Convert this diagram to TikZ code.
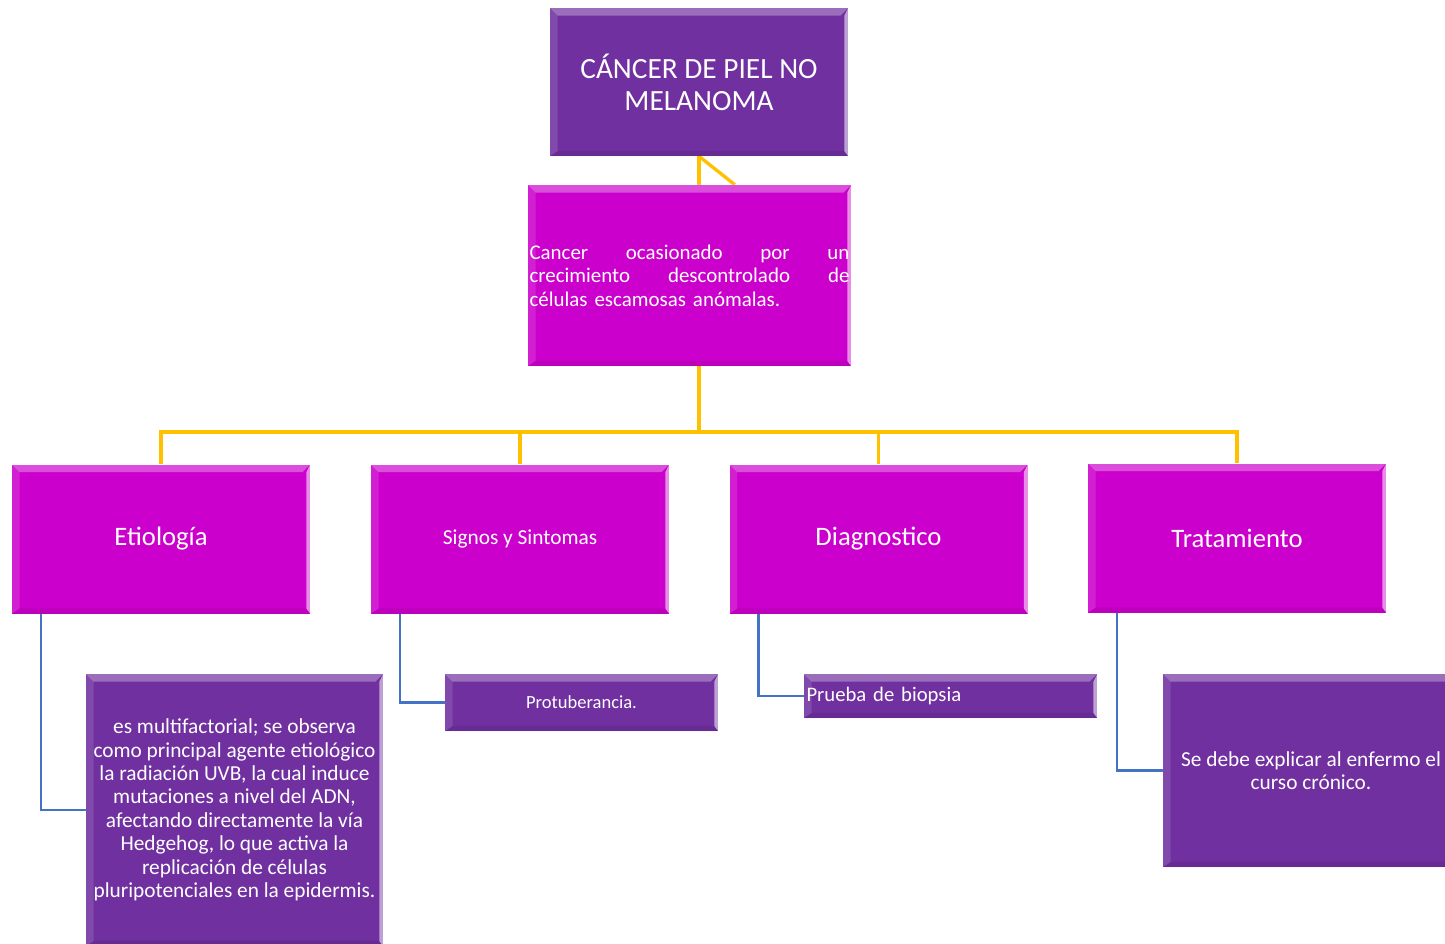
---
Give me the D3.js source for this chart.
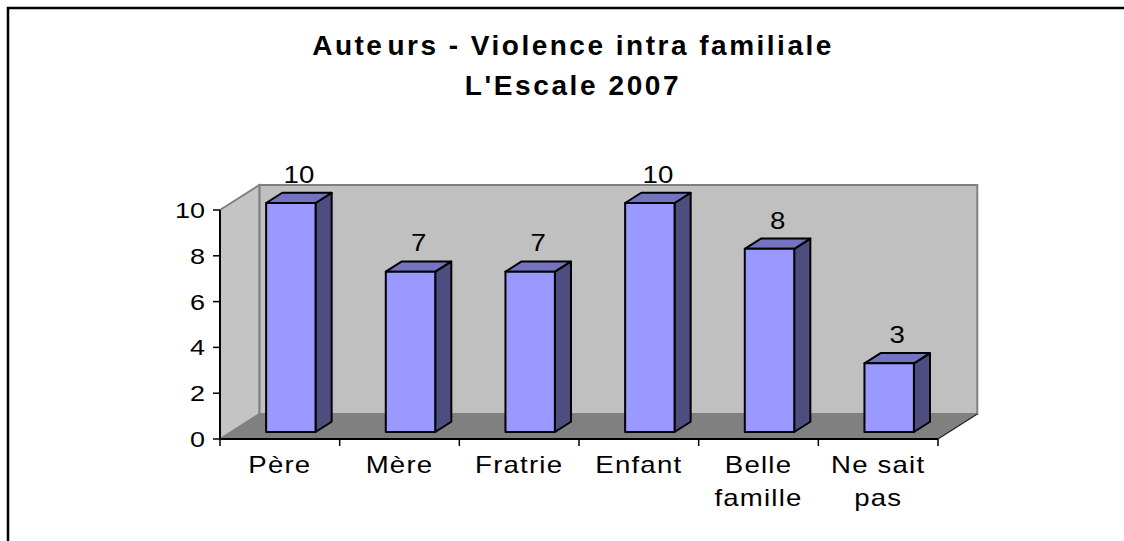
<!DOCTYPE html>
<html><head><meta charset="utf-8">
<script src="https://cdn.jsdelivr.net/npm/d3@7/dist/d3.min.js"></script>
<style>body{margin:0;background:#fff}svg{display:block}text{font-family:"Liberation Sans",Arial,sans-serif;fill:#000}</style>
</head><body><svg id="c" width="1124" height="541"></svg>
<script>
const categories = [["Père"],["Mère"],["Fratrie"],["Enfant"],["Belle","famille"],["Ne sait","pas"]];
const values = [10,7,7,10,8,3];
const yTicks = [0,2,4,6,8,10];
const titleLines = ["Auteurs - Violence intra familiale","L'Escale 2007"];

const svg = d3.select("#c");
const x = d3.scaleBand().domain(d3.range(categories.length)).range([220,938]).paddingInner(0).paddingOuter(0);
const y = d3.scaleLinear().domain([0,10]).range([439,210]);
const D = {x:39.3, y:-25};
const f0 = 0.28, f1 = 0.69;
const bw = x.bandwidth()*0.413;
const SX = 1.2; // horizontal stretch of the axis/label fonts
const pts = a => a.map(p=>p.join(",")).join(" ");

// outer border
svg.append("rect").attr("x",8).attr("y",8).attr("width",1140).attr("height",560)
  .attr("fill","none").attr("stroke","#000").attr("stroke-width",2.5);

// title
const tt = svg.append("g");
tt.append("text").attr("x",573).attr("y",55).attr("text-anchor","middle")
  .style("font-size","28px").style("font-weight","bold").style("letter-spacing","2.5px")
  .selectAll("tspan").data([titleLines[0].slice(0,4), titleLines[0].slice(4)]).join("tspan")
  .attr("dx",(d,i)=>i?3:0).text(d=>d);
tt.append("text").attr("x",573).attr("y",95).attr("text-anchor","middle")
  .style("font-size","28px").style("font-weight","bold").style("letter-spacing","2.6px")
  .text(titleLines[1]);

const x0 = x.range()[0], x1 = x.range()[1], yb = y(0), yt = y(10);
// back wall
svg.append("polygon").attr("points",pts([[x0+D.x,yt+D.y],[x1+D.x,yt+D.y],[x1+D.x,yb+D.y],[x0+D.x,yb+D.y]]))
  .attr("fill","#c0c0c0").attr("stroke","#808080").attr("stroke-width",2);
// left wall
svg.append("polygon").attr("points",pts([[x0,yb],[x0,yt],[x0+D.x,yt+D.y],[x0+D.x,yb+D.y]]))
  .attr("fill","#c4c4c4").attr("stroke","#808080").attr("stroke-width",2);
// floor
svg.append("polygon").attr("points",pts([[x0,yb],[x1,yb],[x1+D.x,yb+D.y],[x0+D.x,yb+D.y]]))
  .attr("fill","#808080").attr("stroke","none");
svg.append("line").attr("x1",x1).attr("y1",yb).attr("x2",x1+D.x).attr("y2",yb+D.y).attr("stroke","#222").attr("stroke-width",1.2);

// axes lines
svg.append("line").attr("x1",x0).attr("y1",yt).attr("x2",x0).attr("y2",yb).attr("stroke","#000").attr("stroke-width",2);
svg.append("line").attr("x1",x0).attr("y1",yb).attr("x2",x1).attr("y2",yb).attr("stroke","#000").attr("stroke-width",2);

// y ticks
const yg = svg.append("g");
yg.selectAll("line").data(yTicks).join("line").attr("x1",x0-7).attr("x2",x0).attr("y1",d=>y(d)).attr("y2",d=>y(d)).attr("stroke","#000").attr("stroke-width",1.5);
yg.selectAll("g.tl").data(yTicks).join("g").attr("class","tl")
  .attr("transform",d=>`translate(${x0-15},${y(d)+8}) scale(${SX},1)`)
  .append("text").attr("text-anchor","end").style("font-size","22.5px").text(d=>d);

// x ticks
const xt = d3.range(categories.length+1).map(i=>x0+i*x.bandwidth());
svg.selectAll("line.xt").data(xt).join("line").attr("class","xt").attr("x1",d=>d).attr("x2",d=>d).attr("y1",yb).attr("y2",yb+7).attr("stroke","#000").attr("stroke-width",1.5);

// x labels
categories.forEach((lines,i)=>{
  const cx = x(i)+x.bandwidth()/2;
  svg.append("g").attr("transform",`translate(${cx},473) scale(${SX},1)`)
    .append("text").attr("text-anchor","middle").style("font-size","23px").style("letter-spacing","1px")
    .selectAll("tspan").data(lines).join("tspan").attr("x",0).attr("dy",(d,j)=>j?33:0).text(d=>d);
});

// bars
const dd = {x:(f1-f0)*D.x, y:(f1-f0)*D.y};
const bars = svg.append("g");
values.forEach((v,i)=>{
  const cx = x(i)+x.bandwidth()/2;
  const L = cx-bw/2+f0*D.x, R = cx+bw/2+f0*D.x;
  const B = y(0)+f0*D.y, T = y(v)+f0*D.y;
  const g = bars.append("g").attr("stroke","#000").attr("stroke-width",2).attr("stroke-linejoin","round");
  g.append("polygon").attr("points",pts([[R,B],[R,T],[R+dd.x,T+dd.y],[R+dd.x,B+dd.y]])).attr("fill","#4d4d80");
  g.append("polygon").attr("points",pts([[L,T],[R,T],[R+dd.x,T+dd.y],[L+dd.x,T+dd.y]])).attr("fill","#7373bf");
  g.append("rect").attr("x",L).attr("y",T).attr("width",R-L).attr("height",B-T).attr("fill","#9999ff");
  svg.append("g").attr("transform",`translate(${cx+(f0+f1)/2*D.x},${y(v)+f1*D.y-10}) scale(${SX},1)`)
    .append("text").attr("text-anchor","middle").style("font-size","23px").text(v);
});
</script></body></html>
* * *
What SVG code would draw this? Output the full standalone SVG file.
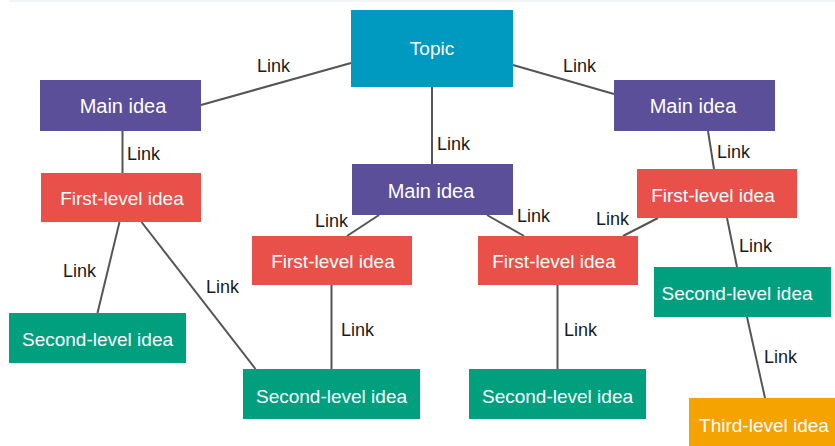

_What this task involves:_ Pick out lines containing the word "code", each one as written.

_Response for this exercise:_
Convert this diagram to TikZ code.
What SVG code would draw this? Output the full standalone SVG file.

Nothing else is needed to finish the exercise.